** Written task **
Output the material word for word. Leave each picture out.

** Information shown **
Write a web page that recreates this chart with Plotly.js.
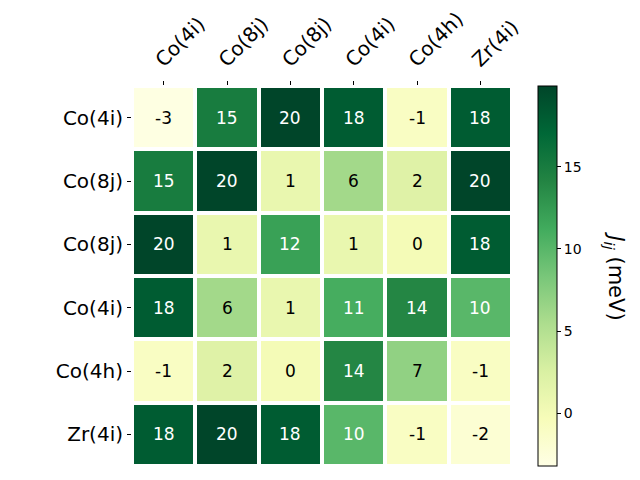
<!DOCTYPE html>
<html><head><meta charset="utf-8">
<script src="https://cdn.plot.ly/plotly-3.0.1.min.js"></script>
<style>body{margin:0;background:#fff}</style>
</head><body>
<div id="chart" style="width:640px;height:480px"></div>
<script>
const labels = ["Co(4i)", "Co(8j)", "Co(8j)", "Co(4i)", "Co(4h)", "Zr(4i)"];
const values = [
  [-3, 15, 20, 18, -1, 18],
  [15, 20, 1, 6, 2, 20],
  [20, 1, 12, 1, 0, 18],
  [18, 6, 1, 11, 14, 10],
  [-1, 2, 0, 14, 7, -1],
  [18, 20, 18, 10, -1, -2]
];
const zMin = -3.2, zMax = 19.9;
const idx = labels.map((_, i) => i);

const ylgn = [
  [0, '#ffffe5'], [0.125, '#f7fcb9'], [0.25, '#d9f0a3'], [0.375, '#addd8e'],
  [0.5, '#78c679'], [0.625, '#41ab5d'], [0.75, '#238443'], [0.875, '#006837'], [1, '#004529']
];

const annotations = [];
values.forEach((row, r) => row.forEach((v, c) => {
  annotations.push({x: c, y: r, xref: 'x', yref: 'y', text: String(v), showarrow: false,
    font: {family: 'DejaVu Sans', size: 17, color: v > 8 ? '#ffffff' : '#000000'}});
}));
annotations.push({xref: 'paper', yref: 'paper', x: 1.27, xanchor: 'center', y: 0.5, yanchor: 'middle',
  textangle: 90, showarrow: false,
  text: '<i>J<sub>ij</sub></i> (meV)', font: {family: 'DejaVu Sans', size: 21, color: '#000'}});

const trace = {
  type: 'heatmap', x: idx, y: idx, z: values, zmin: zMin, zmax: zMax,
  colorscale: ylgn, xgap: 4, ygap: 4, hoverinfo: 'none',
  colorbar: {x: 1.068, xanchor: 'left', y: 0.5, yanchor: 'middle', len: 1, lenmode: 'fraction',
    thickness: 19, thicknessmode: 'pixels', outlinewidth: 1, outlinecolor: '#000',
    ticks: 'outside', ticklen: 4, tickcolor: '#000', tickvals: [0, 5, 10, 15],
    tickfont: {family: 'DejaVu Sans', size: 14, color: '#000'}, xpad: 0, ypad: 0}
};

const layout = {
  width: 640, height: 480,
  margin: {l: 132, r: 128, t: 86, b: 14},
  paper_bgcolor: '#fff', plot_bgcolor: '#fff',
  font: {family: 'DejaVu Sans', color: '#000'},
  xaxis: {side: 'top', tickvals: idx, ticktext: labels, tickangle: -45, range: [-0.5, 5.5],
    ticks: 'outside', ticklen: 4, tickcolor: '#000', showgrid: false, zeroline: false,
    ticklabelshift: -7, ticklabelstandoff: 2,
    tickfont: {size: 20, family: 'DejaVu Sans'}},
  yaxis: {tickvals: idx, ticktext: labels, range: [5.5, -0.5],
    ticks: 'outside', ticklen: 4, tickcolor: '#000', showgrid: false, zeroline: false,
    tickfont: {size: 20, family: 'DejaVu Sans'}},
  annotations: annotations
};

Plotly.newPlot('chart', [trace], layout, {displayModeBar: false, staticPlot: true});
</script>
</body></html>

** Finished task **
Write a web page that recreates this chart with Plotly.js.
<!DOCTYPE html>
<html><head><meta charset="utf-8">
<script src="https://cdn.plot.ly/plotly-3.0.1.min.js"></script>
<style>body{margin:0;background:#fff}</style>
</head><body>
<div id="chart" style="width:640px;height:480px"></div>
<script>
const labels = ["Co(4i)", "Co(8j)", "Co(8j)", "Co(4i)", "Co(4h)", "Zr(4i)"];
const values = [
  [-3, 15, 20, 18, -1, 18],
  [15, 20, 1, 6, 2, 20],
  [20, 1, 12, 1, 0, 18],
  [18, 6, 1, 11, 14, 10],
  [-1, 2, 0, 14, 7, -1],
  [18, 20, 18, 10, -1, -2]
];
const zMin = -3.2, zMax = 19.9;
const idx = labels.map((_, i) => i);

const ylgn = [
  [0, '#ffffe5'], [0.125, '#f7fcb9'], [0.25, '#d9f0a3'], [0.375, '#addd8e'],
  [0.5, '#78c679'], [0.625, '#41ab5d'], [0.75, '#238443'], [0.875, '#006837'], [1, '#004529']
];

const annotations = [];
values.forEach((row, r) => row.forEach((v, c) => {
  annotations.push({x: c, y: r, xref: 'x', yref: 'y', text: String(v), showarrow: false,
    font: {family: 'DejaVu Sans', size: 17, color: v > 8 ? '#ffffff' : '#000000'}});
}));
annotations.push({xref: 'paper', yref: 'paper', x: 1.27, xanchor: 'center', y: 0.5, yanchor: 'middle',
  textangle: 90, showarrow: false,
  text: '<i>J<sub>ij</sub></i> (meV)', font: {family: 'DejaVu Sans', size: 21, color: '#000'}});

const trace = {
  type: 'heatmap', x: idx, y: idx, z: values, zmin: zMin, zmax: zMax,
  colorscale: ylgn, xgap: 4, ygap: 4, hoverinfo: 'none',
  colorbar: {x: 1.068, xanchor: 'left', y: 0.5, yanchor: 'middle', len: 1, lenmode: 'fraction',
    thickness: 19, thicknessmode: 'pixels', outlinewidth: 1, outlinecolor: '#000',
    ticks: 'outside', ticklen: 4, tickcolor: '#000', tickvals: [0, 5, 10, 15],
    tickfont: {family: 'DejaVu Sans', size: 14, color: '#000'}, xpad: 0, ypad: 0}
};

const layout = {
  width: 640, height: 480,
  margin: {l: 132, r: 128, t: 86, b: 14},
  paper_bgcolor: '#fff', plot_bgcolor: '#fff',
  font: {family: 'DejaVu Sans', color: '#000'},
  xaxis: {side: 'top', tickvals: idx, ticktext: labels, tickangle: -45, range: [-0.5, 5.5],
    ticks: 'outside', ticklen: 4, tickcolor: '#000', showgrid: false, zeroline: false,
    ticklabelshift: -7, ticklabelstandoff: 2,
    tickfont: {size: 20, family: 'DejaVu Sans'}},
  yaxis: {tickvals: idx, ticktext: labels, range: [5.5, -0.5],
    ticks: 'outside', ticklen: 4, tickcolor: '#000', showgrid: false, zeroline: false,
    tickfont: {size: 20, family: 'DejaVu Sans'}},
  annotations: annotations
};

Plotly.newPlot('chart', [trace], layout, {displayModeBar: false, staticPlot: true});
</script>
</body></html>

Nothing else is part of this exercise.